Question

Two stars of masses $3\times {10}^{31}\text{kg}$ each, and at distance $2\times {10}^{11}\text{m}$ rotate in a plane about their common centre of mass $O$. A meteorite passes through $O$ moving perpendicular to the star 's rotation plane.

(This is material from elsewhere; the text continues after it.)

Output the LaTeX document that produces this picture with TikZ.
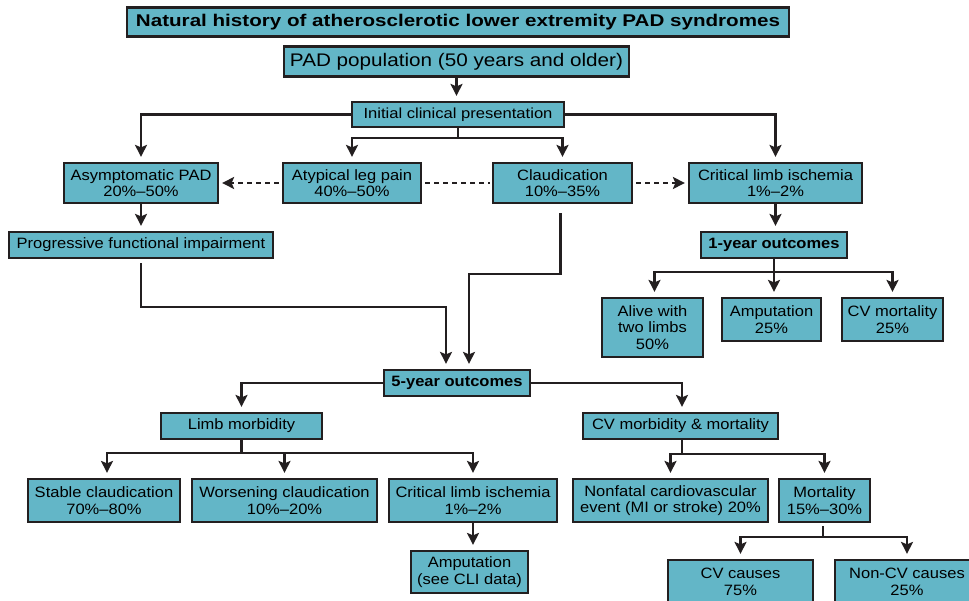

In order to escape from the gravitational field of this double star, the minimum speed that meteorite should have at $O$ is

Take Gravitational constant $G=6.67\times {10}^{-11}{\text{Nm}}^2{\text{kg}}^{-2})$

• A. $2.4\times {10}^4\text{m/s}$
• B. $1.4\times {10}^5\text{m/s}$
• C. $3.8\times {10}^4\text{m/s}$
• D. $2.8\times {10}^5\text{m/s}$

Answer 1

The correct option is D $2.8\times {10}^5\text{m/s}$

Let $M$ is mass of star,
$m$ is mass of meteorite

By energy convervation between $O$ and $\infty$
$-\frac{GMm}{r}+\frac{-GMm}{r}+\frac{1}{2}m{V}^2=0+0$
$\therefore V=\sqrt{\frac{4GM}{r}}=\sqrt{\frac{4\times 6.67\times {10}^{-11}\times 3\times {10}^{31}}{{10}^{11}}}$
$V\approx 2.8\times {10}^5\text{m/s}$.